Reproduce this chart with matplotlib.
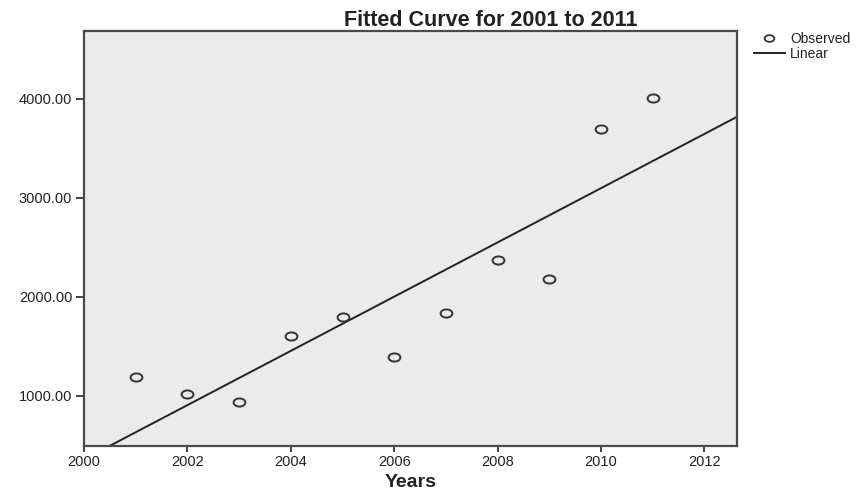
import numpy as np
import matplotlib
matplotlib.use("Agg")
import matplotlib.pyplot as plt
from matplotlib.path import Path
from matplotlib.transforms import Affine2D
from matplotlib.lines import Line2D

# ---- data ----
years = [2001, 2002, 2003, 2004, 2005, 2006, 2007, 2008, 2009, 2010, 2011]
observed = [1185, 1017, 936, 1603, 1798, 1387, 1833, 2371, 2179, 3700, 4010]
x_ticks = [2000, 2002, 2004, 2006, 2008, 2010, 2012]
y_ticks = [1000, 2000, 3000, 4000]
title = "Fitted Curve for 2001 to 2011"
x_label = "Years"
legend_labels = ["Observed", "Linear"]

plt.rcParams['font.family'] = ['Liberation Sans', 'DejaVu Sans']

W, H = 865, 491
fig = plt.figure(figsize=(W / 100, H / 100), dpi=100)
fig.patch.set_facecolor('white')

left, right, top, bottom = 84, 736.5, 30.7, 445.5
ax = fig.add_axes([left / W, 1 - bottom / H, (right - left) / W, (bottom - top) / H])
ax.set_facecolor('#ebebeb')

xlim = (2000, 2012.62)
ylim = (497, 4690)
ax.set_xlim(*xlim)
ax.set_ylim(*ylim)

# ellipse-shaped open circle marker (reference is horizontally stretched)
ellipse = Path.unit_circle().transformed(Affine2D().scale(1.45, 1.0))

ink = '#222222'

# linear fit
coef = np.polyfit(years, observed, 1)
xs = np.array(xlim)
ax.plot(xs, np.polyval(coef, xs), color=ink, lw=1.4, zorder=2, clip_on=True)

ax.plot(years, observed, linestyle='none', marker=ellipse, markersize=8.5,
        markerfacecolor='none', markeredgecolor='#333333', markeredgewidth=1.4, zorder=3)

ax.set_xticks(x_ticks)
ax.set_xticklabels([str(t) for t in x_ticks])
ax.set_yticks(y_ticks)
ax.set_yticklabels([f"{t:.2f}" for t in y_ticks])

ax.tick_params(axis='y', direction='out', length=5.5, width=1.2, pad=3,
               labelsize=10.5, colors=ink)
ax.tick_params(axis='x', direction='out', length=4.5, width=1.2, pad=2.5,
               labelsize=10.5, colors=ink)

for s in ax.spines.values():
    s.set_color('#4a4a4a')
    s.set_linewidth(1.6)

ax.set_xlabel(x_label, fontsize=14, fontweight='bold', color=ink, va='baseline')
ax.xaxis.set_label_coords(0.5, -(487 - bottom) / (bottom - top))

fig.text(490.5 / W, 1 - 26 / H, title, ha='center', va='baseline',
         fontsize=15.5, fontweight='bold', color=ink)

handles = [
    Line2D([], [], linestyle='none', marker=ellipse, markersize=7,
           markerfacecolor='none', markeredgecolor='#333333', markeredgewidth=1.3),
    Line2D([], [], color=ink, lw=1.4),
]
fig.legend(handles, legend_labels, loc='upper left',
           bbox_to_anchor=(754 / W, 1 - 32 / H), frameon=False, fontsize=10,
           handlelength=2.2, handletextpad=0.4, labelspacing=0.05,
           borderpad=0, borderaxespad=0, numpoints=1, labelcolor=ink)

fig.savefig("out.png", dpi=100)
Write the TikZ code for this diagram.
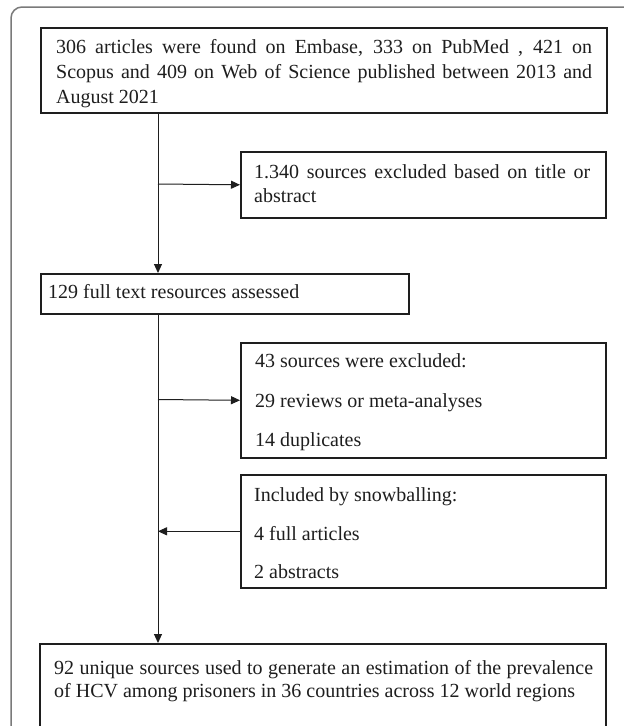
\documentclass[tikz,border=0pt]{standalone}
\usepackage{fontspec}
\setmainfont{Liberation Serif}
\usetikzlibrary{arrows.meta}
\definecolor{ink}{HTML}{1E1E1E}
\definecolor{frame}{HTML}{7A7A7A}
\tikzset{
  box/.style={draw=ink, line width=1.6pt, inner sep=0pt, anchor=north west},
  txt/.style={anchor=base west, inner sep=0pt, text=ink, font=\fontsize{20}{24}\selectfont},
  arr/.style={draw=ink, line width=1pt, -{Triangle[length=9pt,width=8pt]}},
  ln/.style={draw=ink, line width=1pt}
}
\begin{document}
\begin{tikzpicture}[x=1pt,y=-1pt]
\useasboundingbox (0,0) rectangle (624,726);
\fill[white] (0,0) rectangle (624,726);
% outer frame
\draw[frame, line width=1.5pt, rounded corners=11pt] (11,760) -- (11,7) -- (660,7);

% boxes
\node[box, minimum width=566pt, minimum height=85pt] (b1) at (40,27) {};
\node[box, minimum width=365pt, minimum height=66pt] (bx) at (240,151) {};
\node[box, minimum width=368pt, minimum height=40pt] (b129) at (40,273) {};
\node[box, minimum width=365pt, minimum height=115pt] (b43) at (240,342) {};
\node[box, minimum width=365pt, minimum height=113pt] (bsnow) at (240,474) {};
\node[box, minimum width=566pt, minimum height=120pt] (bfin) at (39,643) {};

% texts
\node[txt] (t1a) at (56,53) {\makebox[536pt][s]{306 articles were found on Embase, 333 on PubMed , 421 on}};
\node[txt] (t1b) at (56,78) {\makebox[536pt][s]{Scopus and 409 on Web of Science published between 2013 and}};
\node[txt] (t1c) at (56,103) {August 2021};

\node[txt] (txa) at (254,178) {\makebox[336pt][s]{1.340 sources excluded based on title or}};
\node[txt] (txb) at (254,202) {abstract};

\node[txt] (t129) at (48,298) {129 full text resources assessed};

\node[txt] (t43a) at (255,367) {43 sources were excluded:};
\node[txt] (t43b) at (255,407) {29 reviews or meta-analyses};
\node[txt] (t43c) at (255,446) {14 duplicates};

\node[txt] (tsa) at (254,501) {Included by snowballing:};
\node[txt] (tsb) at (254,540) {4 full articles};
\node[txt] (tsc) at (254,578) {2 abstracts};

\node[txt] (tfa) at (54,674) {\makebox[539pt][s]{92 unique sources used to generate an estimation of the prevalence}};
\node[txt] (tfb) at (54,697) {of HCV among prisoners in 36 countries across 12 world regions};

% spine coordinates
\coordinate (j1) at (158,184);
\coordinate (j2) at (158,399.5);

% connectors
\draw[arr] (b1.south -| j1) -- (b129.north -| j1);
\draw[arr] (j1) -- (bx.west);
\draw[arr] (b129.south -| j2) -- (bfin.north -| j2);
\draw[arr] (j2) -- (b43.west);
\draw[arr] (bsnow.west) -- (bsnow.west -| j2);
\end{tikzpicture}
\end{document}
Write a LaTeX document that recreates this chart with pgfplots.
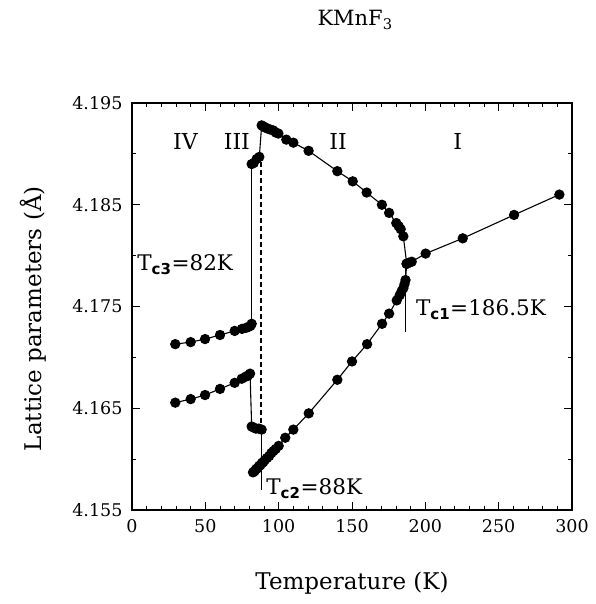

_ _ _ _ _ _ _

Instruction >> Among the records above, find each line holding the string "this" and pull it out.

Response to the exercise >>
Reproduce this chart with matplotlib.
Write the TikZ code for this diagram.
Write a LaTeX document that recreates this chart with pgfplots.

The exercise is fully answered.